● Requirements
Produce a word-for-word copy of the listing below without its pictures.

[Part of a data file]

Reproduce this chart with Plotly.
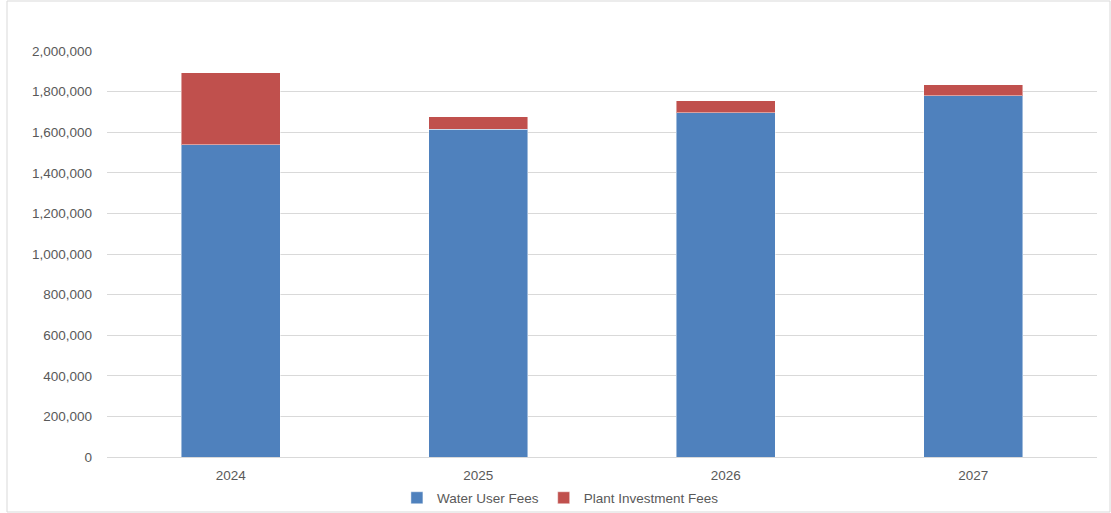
import plotly.graph_objects as go

years = ["2024", "2025", "2026", "2027"]
water_user_fees = [1537000, 1614000, 1695000, 1780000]
plant_investment_fees = [355000, 61000, 59000, 54000]

tick_vals = [0, 200000, 400000, 600000, 800000, 1000000, 1200000,
             1400000, 1600000, 1800000, 2000000]
tick_text = ["0", "200,000", "400,000", "600,000", "800,000", "1,000,000",
             "1,200,000", "1,400,000", "1,600,000", "1,800,000", "2,000,000"]

BLUE = "#4F81BD"
RED = "#C0504D"
TEXT = "#595959"
GRID = "#D9D9D9"
FONT = "Liberation Sans, Arial, sans-serif"

fig = go.Figure()
fig.add_trace(go.Bar(
    x=years, y=water_user_fees, name="Water User Fees",
    marker=dict(color=BLUE, line=dict(color="rgba(255,255,255,0.45)", width=1)),
))
fig.add_trace(go.Bar(
    x=years, y=plant_investment_fees, name="Plant Investment Fees",
    marker=dict(color=RED, line=dict(color="rgba(255,255,255,0.45)", width=1)),
))

fig.update_layout(
    barmode="stack",
    bargap=0.6,
    width=1111, height=513,
    margin=dict(l=107, r=14, t=51, b=56, autoexpand=False),
    paper_bgcolor="white",
    plot_bgcolor="white",
    font=dict(family=FONT, size=13, color=TEXT),
    showlegend=True,
    legend=dict(
        orientation="h", x=0.458, xanchor="center", y=-0.101, yanchor="middle",
        font=dict(family=FONT, size=13.5, color=TEXT),
        itemwidth=30, traceorder="normal", bgcolor="rgba(0,0,0,0)",
    ),
    xaxis=dict(
        showgrid=False, showline=True, linecolor=GRID, linewidth=1,
        ticks="", ticklabelstandoff=6,
        tickfont=dict(family=FONT, size=13.5, color=TEXT),
    ),
    yaxis=dict(
        range=[0, 2000000], tickvals=tick_vals, ticktext=tick_text,
        showgrid=True, gridcolor=GRID, gridwidth=1,
        zeroline=False, showline=False, ticks="",
        ticklabelstandoff=14,
        tickfont=dict(family=FONT, size=13.5, color=TEXT),
    ),
    shapes=[dict(
        type="rect", xref="paper", yref="paper",
        x0=(7 - 107) / 990, x1=(1110 - 107) / 990,
        y0=(457 - 512) / 406, y1=(457 - 1) / 406,
        line=dict(color=GRID, width=1), fillcolor="rgba(0,0,0,0)", layer="below",
    )],
)

fig.write_html("out.html")
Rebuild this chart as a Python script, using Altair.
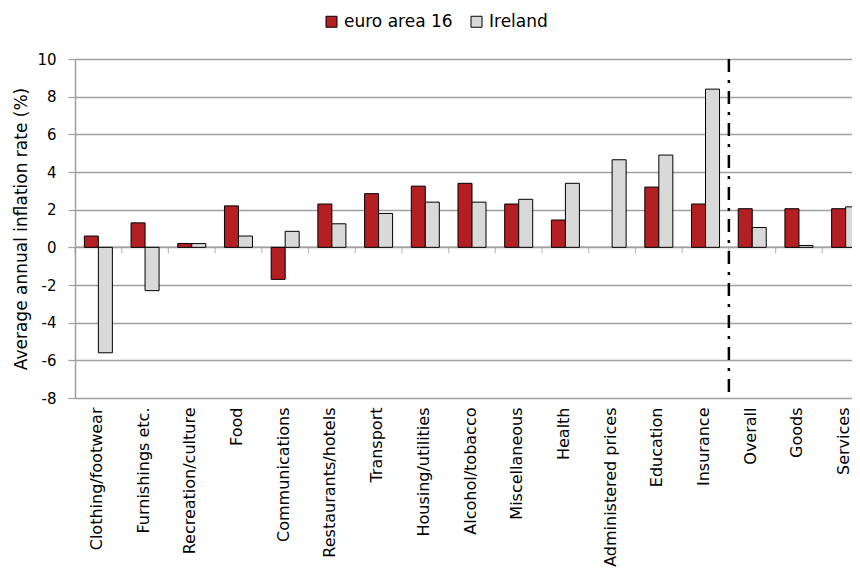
import altair as alt
import pandas as pd

categories = ["Clothing/footwear", "Furnishings etc.", "Recreation/culture", "Food",
              "Communications", "Restaurants/hotels", "Transport", "Housing/utilities",
              "Alcohol/tobacco", "Miscellaneous", "Health", "Administered prices",
              "Education", "Insurance", "Overall", "Goods", "Services"]
series = ["euro area 16", "Ireland"]
euro_area = [0.6, 1.3, 0.2, 2.2, -1.7, 2.3, 2.85, 3.25, 3.4, 2.3, 1.45, None,
             3.2, 2.3, 2.05, 2.05, 2.05]
ireland = [-5.6, -2.3, 0.2, 0.6, 0.85, 1.25, 1.8, 2.4, 2.4, 2.55, 3.4, 4.65,
           4.9, 8.4, 1.05, 0.1, 2.15]
y_ticks = [-8, -6, -4, -2, 0, 2, 4, 6, 8, 10]
divider_at = ["Overall"]

rows = []
for c, e, i in zip(categories, euro_area, ireland):
    if e is not None:
        rows.append({"category": c, "series": series[0], "value": e})
    rows.append({"category": c, "series": series[1], "value": i})
df = pd.DataFrame(rows)

FONT = "DejaVu Sans"
GRAY = "#a0a0a0"
Y_TITLE = "Average annual inflation rate (%)"

# the category scale runs a little past the visible right edge, as in the original
xscale = alt.Scale(domain=categories, paddingInner=0, paddingOuter=0, range=[0, 794])
yscale = alt.Scale(domain=[-8, 10], nice=False)


def y_axis():
    return alt.Axis(values=y_ticks, tickCount=len(y_ticks), labelExpr="'' + datum.value",
                    title=Y_TITLE, grid=True, gridColor=GRAY, gridWidth=1.5, labelOverlap=False,
                    domainColor=GRAY, domainWidth=1.5, tickColor=GRAY, tickSize=7,
                    tickWidth=1.2, labelPadding=12, labelFontSize=15, labelColor="black",
                    labelFont=FONT, titleFont=FONT, titleFontSize=17,
                    titleFontWeight="normal", titleColor="black", titlePadding=6)


def x_axis():
    return alt.Axis(title=None, labelAngle=-90, domain=False, ticks=False, grid=False,
                    labelPadding=9, labelFontSize=16, labelAlign="right", labelOffset=-1.5,
                    labelBaseline="middle", labelColor="black", labelFont=FONT,
                    labelLimit=300, labelOverlap=False)


zero_line = alt.Chart(pd.DataFrame({"z": [0]})).mark_rule(color=GRAY, strokeWidth=1.5).encode(
    y=alt.Y("z:Q", scale=yscale, title=Y_TITLE, axis=y_axis())
)

cat_ticks = alt.Chart(pd.DataFrame({"c": categories, "z": [0] * len(categories)})).mark_tick(
    orient="vertical", size=6, yOffset=3, color=GRAY, thickness=1.2
).encode(
    x=alt.X("c:N", scale=xscale, bandPosition=0, title=None, axis=x_axis()),
    y=alt.Y("z:Q", scale=yscale, title=Y_TITLE, axis=y_axis()),
)

bars = alt.Chart(df).mark_bar(stroke="black", strokeWidth=1).encode(
    x=alt.X("category:N", scale=xscale, title=None, axis=x_axis()),
    xOffset=alt.XOffset("series:N", scale=alt.Scale(domain=series, paddingInner=0, paddingOuter=0.667)),
    y=alt.Y("value:Q", scale=yscale, title=Y_TITLE, axis=y_axis()),
    color=alt.Color("series:N", scale=alt.Scale(domain=series, range=["#b41f24", "#d9d9d9"]),
                    legend=alt.Legend(title=None, orient="none", legendX=248, legendY=-46,
                                      direction="horizontal", symbolType="square",
                                      symbolSize=121, symbolStrokeColor="black",
                                      symbolStrokeWidth=1, labelFontSize=17, labelFont=FONT,
                                      labelColor="black", columnPadding=15, labelOffset=4)),
)

divider = alt.Chart(pd.DataFrame({"c": divider_at})).mark_rule(
    color="black", strokeWidth=2.5, strokeDash=[13, 8, 3, 8]
).encode(
    x=alt.X("c:N", scale=xscale, bandPosition=0, title=None, axis=x_axis())
)

chart = alt.layer(zero_line, cat_ticks, bars, divider).properties(
    width=777, height=339,
    autosize=alt.AutoSizeParams(type="none"),
    padding={"left": 67, "top": 51, "right": 0, "bottom": 180},
).configure_view(strokeWidth=0).configure(font=FONT).configure_axisY(tickCount=len(y_ticks))

chart.save("out.html", embed_options={"renderer": "svg", "actions": False})
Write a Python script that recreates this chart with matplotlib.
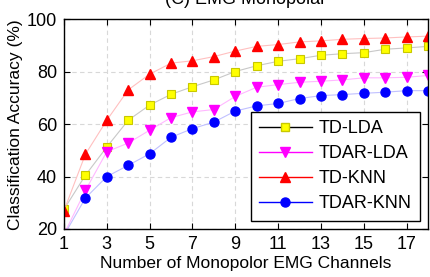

● Solution to this problem
Reproduce this chart with Plotly.
import plotly.graph_objects as go

years = ["2024", "2025", "2026", "2027"]
water_user_fees = [1537000, 1614000, 1695000, 1780000]
plant_investment_fees = [355000, 61000, 59000, 54000]

tick_vals = [0, 200000, 400000, 600000, 800000, 1000000, 1200000,
             1400000, 1600000, 1800000, 2000000]
tick_text = ["0", "200,000", "400,000", "600,000", "800,000", "1,000,000",
             "1,200,000", "1,400,000", "1,600,000", "1,800,000", "2,000,000"]

BLUE = "#4F81BD"
RED = "#C0504D"
TEXT = "#595959"
GRID = "#D9D9D9"
FONT = "Liberation Sans, Arial, sans-serif"

fig = go.Figure()
fig.add_trace(go.Bar(
    x=years, y=water_user_fees, name="Water User Fees",
    marker=dict(color=BLUE, line=dict(color="rgba(255,255,255,0.45)", width=1)),
))
fig.add_trace(go.Bar(
    x=years, y=plant_investment_fees, name="Plant Investment Fees",
    marker=dict(color=RED, line=dict(color="rgba(255,255,255,0.45)", width=1)),
))

fig.update_layout(
    barmode="stack",
    bargap=0.6,
    width=1111, height=513,
    margin=dict(l=107, r=14, t=51, b=56, autoexpand=False),
    paper_bgcolor="white",
    plot_bgcolor="white",
    font=dict(family=FONT, size=13, color=TEXT),
    showlegend=True,
    legend=dict(
        orientation="h", x=0.458, xanchor="center", y=-0.101, yanchor="middle",
        font=dict(family=FONT, size=13.5, color=TEXT),
        itemwidth=30, traceorder="normal", bgcolor="rgba(0,0,0,0)",
    ),
    xaxis=dict(
        showgrid=False, showline=True, linecolor=GRID, linewidth=1,
        ticks="", ticklabelstandoff=6,
        tickfont=dict(family=FONT, size=13.5, color=TEXT),
    ),
    yaxis=dict(
        range=[0, 2000000], tickvals=tick_vals, ticktext=tick_text,
        showgrid=True, gridcolor=GRID, gridwidth=1,
        zeroline=False, showline=False, ticks="",
        ticklabelstandoff=14,
        tickfont=dict(family=FONT, size=13.5, color=TEXT),
    ),
    shapes=[dict(
        type="rect", xref="paper", yref="paper",
        x0=(7 - 107) / 990, x1=(1110 - 107) / 990,
        y0=(457 - 512) / 406, y1=(457 - 1) / 406,
        line=dict(color=GRID, width=1), fillcolor="rgba(0,0,0,0)", layer="below",
    )],
)

fig.write_html("out.html")
Rebuild this chart as a Python script, using Altair.
import altair as alt
import pandas as pd

categories = ["Clothing/footwear", "Furnishings etc.", "Recreation/culture", "Food",
              "Communications", "Restaurants/hotels", "Transport", "Housing/utilities",
              "Alcohol/tobacco", "Miscellaneous", "Health", "Administered prices",
              "Education", "Insurance", "Overall", "Goods", "Services"]
series = ["euro area 16", "Ireland"]
euro_area = [0.6, 1.3, 0.2, 2.2, -1.7, 2.3, 2.85, 3.25, 3.4, 2.3, 1.45, None,
             3.2, 2.3, 2.05, 2.05, 2.05]
ireland = [-5.6, -2.3, 0.2, 0.6, 0.85, 1.25, 1.8, 2.4, 2.4, 2.55, 3.4, 4.65,
           4.9, 8.4, 1.05, 0.1, 2.15]
y_ticks = [-8, -6, -4, -2, 0, 2, 4, 6, 8, 10]
divider_at = ["Overall"]

rows = []
for c, e, i in zip(categories, euro_area, ireland):
    if e is not None:
        rows.append({"category": c, "series": series[0], "value": e})
    rows.append({"category": c, "series": series[1], "value": i})
df = pd.DataFrame(rows)

FONT = "DejaVu Sans"
GRAY = "#a0a0a0"
Y_TITLE = "Average annual inflation rate (%)"

# the category scale runs a little past the visible right edge, as in the original
xscale = alt.Scale(domain=categories, paddingInner=0, paddingOuter=0, range=[0, 794])
yscale = alt.Scale(domain=[-8, 10], nice=False)


def y_axis():
    return alt.Axis(values=y_ticks, tickCount=len(y_ticks), labelExpr="'' + datum.value",
                    title=Y_TITLE, grid=True, gridColor=GRAY, gridWidth=1.5, labelOverlap=False,
                    domainColor=GRAY, domainWidth=1.5, tickColor=GRAY, tickSize=7,
                    tickWidth=1.2, labelPadding=12, labelFontSize=15, labelColor="black",
                    labelFont=FONT, titleFont=FONT, titleFontSize=17,
                    titleFontWeight="normal", titleColor="black", titlePadding=6)


def x_axis():
    return alt.Axis(title=None, labelAngle=-90, domain=False, ticks=False, grid=False,
                    labelPadding=9, labelFontSize=16, labelAlign="right", labelOffset=-1.5,
                    labelBaseline="middle", labelColor="black", labelFont=FONT,
                    labelLimit=300, labelOverlap=False)


zero_line = alt.Chart(pd.DataFrame({"z": [0]})).mark_rule(color=GRAY, strokeWidth=1.5).encode(
    y=alt.Y("z:Q", scale=yscale, title=Y_TITLE, axis=y_axis())
)

cat_ticks = alt.Chart(pd.DataFrame({"c": categories, "z": [0] * len(categories)})).mark_tick(
    orient="vertical", size=6, yOffset=3, color=GRAY, thickness=1.2
).encode(
    x=alt.X("c:N", scale=xscale, bandPosition=0, title=None, axis=x_axis()),
    y=alt.Y("z:Q", scale=yscale, title=Y_TITLE, axis=y_axis()),
)

bars = alt.Chart(df).mark_bar(stroke="black", strokeWidth=1).encode(
    x=alt.X("category:N", scale=xscale, title=None, axis=x_axis()),
    xOffset=alt.XOffset("series:N", scale=alt.Scale(domain=series, paddingInner=0, paddingOuter=0.667)),
    y=alt.Y("value:Q", scale=yscale, title=Y_TITLE, axis=y_axis()),
    color=alt.Color("series:N", scale=alt.Scale(domain=series, range=["#b41f24", "#d9d9d9"]),
                    legend=alt.Legend(title=None, orient="none", legendX=248, legendY=-46,
                                      direction="horizontal", symbolType="square",
                                      symbolSize=121, symbolStrokeColor="black",
                                      symbolStrokeWidth=1, labelFontSize=17, labelFont=FONT,
                                      labelColor="black", columnPadding=15, labelOffset=4)),
)

divider = alt.Chart(pd.DataFrame({"c": divider_at})).mark_rule(
    color="black", strokeWidth=2.5, strokeDash=[13, 8, 3, 8]
).encode(
    x=alt.X("c:N", scale=xscale, bandPosition=0, title=None, axis=x_axis())
)

chart = alt.layer(zero_line, cat_ticks, bars, divider).properties(
    width=777, height=339,
    autosize=alt.AutoSizeParams(type="none"),
    padding={"left": 67, "top": 51, "right": 0, "bottom": 180},
).configure_view(strokeWidth=0).configure(font=FONT).configure_axisY(tickCount=len(y_ticks))

chart.save("out.html", embed_options={"renderer": "svg", "actions": False})
Write a Python script that recreates this chart with matplotlib.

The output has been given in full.